According to sources cited by Moneycontrol, the proposed equity raise is expected to be relatively small in size and primarily aimed at signalling promoter commitment while improving sentiment among investors and lenders.
An industry analyst quoted by Moneycontrol said the move is largely seen as a confidence-building exercise rather than a large-scale capital restructuring, particularly after Birla’s return as non-executive chairman.
However, the broader funding challenge remains significant. Vodafone Idea continues to require large capital to support 4G and 5G rollout, spectrum obligations, debt servicing, and operational expenses, while internal cash generation remains limited.
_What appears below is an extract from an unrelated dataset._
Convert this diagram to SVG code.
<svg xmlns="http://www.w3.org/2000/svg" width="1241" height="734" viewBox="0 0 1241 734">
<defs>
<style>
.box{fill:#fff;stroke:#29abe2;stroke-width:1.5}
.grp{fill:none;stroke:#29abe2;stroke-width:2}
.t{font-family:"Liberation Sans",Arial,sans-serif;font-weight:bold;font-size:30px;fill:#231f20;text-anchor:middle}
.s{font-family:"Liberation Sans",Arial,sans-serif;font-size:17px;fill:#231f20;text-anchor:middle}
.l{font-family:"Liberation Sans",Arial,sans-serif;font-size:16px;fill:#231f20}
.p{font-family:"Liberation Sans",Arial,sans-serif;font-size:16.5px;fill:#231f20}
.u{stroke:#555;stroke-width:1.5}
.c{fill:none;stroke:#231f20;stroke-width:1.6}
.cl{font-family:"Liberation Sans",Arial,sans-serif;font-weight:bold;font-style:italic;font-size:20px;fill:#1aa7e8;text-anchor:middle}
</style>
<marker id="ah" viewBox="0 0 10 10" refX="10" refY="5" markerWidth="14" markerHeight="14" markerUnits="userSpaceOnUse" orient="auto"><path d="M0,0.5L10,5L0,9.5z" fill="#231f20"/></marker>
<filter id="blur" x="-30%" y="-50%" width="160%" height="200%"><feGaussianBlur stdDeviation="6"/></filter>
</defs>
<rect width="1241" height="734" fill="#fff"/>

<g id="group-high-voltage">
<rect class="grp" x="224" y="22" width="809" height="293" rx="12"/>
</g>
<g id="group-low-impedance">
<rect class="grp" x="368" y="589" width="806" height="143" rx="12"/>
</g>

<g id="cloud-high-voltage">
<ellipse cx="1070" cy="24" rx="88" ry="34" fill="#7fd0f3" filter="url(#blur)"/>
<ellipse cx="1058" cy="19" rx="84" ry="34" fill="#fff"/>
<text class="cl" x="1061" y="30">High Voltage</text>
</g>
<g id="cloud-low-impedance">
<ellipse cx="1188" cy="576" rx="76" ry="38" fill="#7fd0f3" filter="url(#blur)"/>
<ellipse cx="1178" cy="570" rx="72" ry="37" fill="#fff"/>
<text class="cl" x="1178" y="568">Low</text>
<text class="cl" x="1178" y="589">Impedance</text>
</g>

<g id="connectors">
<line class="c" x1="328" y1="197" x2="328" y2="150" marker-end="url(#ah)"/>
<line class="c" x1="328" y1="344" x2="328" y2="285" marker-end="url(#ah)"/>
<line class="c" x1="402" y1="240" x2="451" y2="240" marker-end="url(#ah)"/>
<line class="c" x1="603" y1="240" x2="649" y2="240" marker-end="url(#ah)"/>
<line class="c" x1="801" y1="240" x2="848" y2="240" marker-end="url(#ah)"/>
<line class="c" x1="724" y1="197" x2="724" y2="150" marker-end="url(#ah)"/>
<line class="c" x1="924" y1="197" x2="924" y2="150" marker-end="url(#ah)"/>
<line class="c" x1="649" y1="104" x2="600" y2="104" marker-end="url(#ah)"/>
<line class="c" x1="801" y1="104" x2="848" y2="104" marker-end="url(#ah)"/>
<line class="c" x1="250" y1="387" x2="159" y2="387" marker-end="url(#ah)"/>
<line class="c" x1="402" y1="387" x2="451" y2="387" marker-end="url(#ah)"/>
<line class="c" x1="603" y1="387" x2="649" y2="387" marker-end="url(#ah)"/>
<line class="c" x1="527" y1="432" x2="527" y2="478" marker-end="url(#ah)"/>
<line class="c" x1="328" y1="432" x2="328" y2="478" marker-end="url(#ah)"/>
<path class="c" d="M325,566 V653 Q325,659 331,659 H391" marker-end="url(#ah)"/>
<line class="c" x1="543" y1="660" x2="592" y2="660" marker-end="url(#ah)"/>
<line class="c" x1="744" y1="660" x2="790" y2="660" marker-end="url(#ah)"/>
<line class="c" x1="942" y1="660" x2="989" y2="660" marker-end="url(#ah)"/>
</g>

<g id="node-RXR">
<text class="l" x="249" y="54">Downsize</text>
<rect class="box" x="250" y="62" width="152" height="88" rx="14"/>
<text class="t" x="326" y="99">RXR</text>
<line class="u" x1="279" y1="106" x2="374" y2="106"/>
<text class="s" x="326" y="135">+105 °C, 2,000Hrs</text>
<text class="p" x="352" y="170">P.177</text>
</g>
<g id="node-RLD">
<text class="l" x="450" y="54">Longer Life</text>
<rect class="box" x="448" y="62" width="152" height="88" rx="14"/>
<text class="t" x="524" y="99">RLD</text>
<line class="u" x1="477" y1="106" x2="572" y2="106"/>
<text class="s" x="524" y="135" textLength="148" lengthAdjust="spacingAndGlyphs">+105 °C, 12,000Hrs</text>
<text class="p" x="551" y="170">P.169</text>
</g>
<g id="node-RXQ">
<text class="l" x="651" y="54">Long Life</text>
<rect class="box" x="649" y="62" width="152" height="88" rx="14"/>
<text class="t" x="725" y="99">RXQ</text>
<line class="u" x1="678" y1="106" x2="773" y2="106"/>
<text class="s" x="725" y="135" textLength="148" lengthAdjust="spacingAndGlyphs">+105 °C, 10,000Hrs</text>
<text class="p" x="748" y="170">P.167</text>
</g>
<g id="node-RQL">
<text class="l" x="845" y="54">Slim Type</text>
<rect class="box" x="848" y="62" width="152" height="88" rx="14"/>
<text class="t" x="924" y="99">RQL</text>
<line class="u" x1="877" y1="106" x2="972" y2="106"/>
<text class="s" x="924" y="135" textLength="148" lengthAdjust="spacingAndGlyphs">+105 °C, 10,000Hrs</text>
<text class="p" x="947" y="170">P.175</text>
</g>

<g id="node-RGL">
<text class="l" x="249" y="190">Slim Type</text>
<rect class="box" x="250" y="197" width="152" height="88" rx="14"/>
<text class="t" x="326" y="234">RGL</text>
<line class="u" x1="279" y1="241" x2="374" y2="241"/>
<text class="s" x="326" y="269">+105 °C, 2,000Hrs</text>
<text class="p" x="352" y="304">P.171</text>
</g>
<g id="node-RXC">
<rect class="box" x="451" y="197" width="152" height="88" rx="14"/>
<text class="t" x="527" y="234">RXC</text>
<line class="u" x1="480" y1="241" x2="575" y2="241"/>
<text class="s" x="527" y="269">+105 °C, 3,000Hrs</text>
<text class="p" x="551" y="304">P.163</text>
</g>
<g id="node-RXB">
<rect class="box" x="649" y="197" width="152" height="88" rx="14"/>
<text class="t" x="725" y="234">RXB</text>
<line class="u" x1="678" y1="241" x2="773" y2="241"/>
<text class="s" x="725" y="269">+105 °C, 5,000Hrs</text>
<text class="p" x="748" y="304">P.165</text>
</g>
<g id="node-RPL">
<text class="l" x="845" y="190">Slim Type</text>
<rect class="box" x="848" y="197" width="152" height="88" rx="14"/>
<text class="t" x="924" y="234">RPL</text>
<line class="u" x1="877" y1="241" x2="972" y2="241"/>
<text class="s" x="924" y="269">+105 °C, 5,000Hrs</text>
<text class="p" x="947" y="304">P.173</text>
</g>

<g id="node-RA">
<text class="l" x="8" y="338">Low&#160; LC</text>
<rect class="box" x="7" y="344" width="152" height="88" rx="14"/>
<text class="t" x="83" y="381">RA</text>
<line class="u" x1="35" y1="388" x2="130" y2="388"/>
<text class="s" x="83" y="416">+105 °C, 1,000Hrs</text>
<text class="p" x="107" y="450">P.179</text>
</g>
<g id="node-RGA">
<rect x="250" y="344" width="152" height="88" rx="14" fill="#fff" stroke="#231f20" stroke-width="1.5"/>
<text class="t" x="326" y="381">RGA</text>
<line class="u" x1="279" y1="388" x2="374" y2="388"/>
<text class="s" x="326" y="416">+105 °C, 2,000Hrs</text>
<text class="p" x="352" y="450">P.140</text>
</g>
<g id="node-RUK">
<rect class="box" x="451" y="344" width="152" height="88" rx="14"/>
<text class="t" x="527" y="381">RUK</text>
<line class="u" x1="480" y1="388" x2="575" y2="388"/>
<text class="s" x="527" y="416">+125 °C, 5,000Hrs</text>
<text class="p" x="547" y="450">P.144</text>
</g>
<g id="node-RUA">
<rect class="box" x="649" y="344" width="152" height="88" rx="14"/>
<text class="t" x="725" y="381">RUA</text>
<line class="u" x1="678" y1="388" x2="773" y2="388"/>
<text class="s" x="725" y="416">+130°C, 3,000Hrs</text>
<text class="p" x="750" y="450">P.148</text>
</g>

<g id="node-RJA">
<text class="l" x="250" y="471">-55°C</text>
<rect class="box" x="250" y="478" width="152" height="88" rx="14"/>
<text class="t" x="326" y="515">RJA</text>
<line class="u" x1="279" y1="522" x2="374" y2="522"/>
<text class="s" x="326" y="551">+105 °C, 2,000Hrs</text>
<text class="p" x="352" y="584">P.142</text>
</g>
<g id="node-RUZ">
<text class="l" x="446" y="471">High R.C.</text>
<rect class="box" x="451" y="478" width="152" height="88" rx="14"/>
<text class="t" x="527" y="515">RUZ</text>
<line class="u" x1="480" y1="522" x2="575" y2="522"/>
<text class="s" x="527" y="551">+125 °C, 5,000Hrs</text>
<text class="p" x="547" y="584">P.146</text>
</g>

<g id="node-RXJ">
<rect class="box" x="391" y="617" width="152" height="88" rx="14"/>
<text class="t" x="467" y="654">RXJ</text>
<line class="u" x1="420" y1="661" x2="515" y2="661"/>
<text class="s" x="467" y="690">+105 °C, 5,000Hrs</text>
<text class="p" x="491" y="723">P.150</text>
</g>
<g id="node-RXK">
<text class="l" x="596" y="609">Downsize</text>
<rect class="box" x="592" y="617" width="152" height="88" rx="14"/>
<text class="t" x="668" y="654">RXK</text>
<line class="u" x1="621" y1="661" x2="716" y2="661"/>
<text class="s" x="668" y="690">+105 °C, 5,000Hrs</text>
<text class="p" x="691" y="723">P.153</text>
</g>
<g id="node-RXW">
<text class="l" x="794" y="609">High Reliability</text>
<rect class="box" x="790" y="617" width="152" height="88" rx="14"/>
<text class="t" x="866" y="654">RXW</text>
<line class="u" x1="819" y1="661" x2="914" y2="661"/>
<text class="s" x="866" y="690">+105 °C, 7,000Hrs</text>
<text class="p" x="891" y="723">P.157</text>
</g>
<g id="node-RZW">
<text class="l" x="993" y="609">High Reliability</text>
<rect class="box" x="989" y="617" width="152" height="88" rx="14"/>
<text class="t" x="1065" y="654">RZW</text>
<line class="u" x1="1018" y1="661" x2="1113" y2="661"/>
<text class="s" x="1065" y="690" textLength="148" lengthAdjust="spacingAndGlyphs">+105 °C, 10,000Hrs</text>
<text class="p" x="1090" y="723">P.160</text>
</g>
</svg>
Likely Debt Raise Via Banks
Vodafone Idea is currently in talks with a consortium led by State Bank of India (SBI) to raise nearly ₹25,000 crore in debt, along with about ₹10,000 crore in letter of credit (LC) facilities for procurement of telecom equipment required for 4G and 5G expansion.
The discussions gained momentum after the Department of Telecommunications (DoT) recently provided relief on adjusted gross revenue (AGR) dues, reducing near-term cash flow pressure for the company.
According to reports, lenders are also assessing Vodafone Idea’s repayment structure, long-term earnings potential, and cash flow visibility before extending fresh credit facilities. Despite improving sentiment following the AGR relief, banks continue to remain cautious due to the company’s large spectrum liabilities and overall debt burden, which continue to weigh on its financial outlook.
AGR Dues Relief
The latest lender discussions follow relief measures from the DoT, which reduced Vodafone Idea’s AGR dues by 27% to ₹64,046 crore as of December 31.
Earlier, after a Supreme Court directive in January, the DoT formed a committee to reassess AGR liabilities and temporarily froze the dues at ₹87,695 crore before the revised calculation.
Despite this reduction, Vodafone Idea still carries substantial long-term liabilities, including spectrum dues estimated at around ₹1.25 lakh crore, which remain a key concern for lenders and investors.
Capital Infusion so far
Vodafone Idea has repeatedly relied on promoter support since its 2018 merger, with both the Aditya Birla Group and Vodafone Group injecting funds at multiple stages to support operations, spectrum payments, and debt obligations.
In March 2022, promoters infused around ₹4,500 crore through preferential equity issuance, followed by an additional ₹2,075 crore contributed by the Aditya Birla Group in 2024.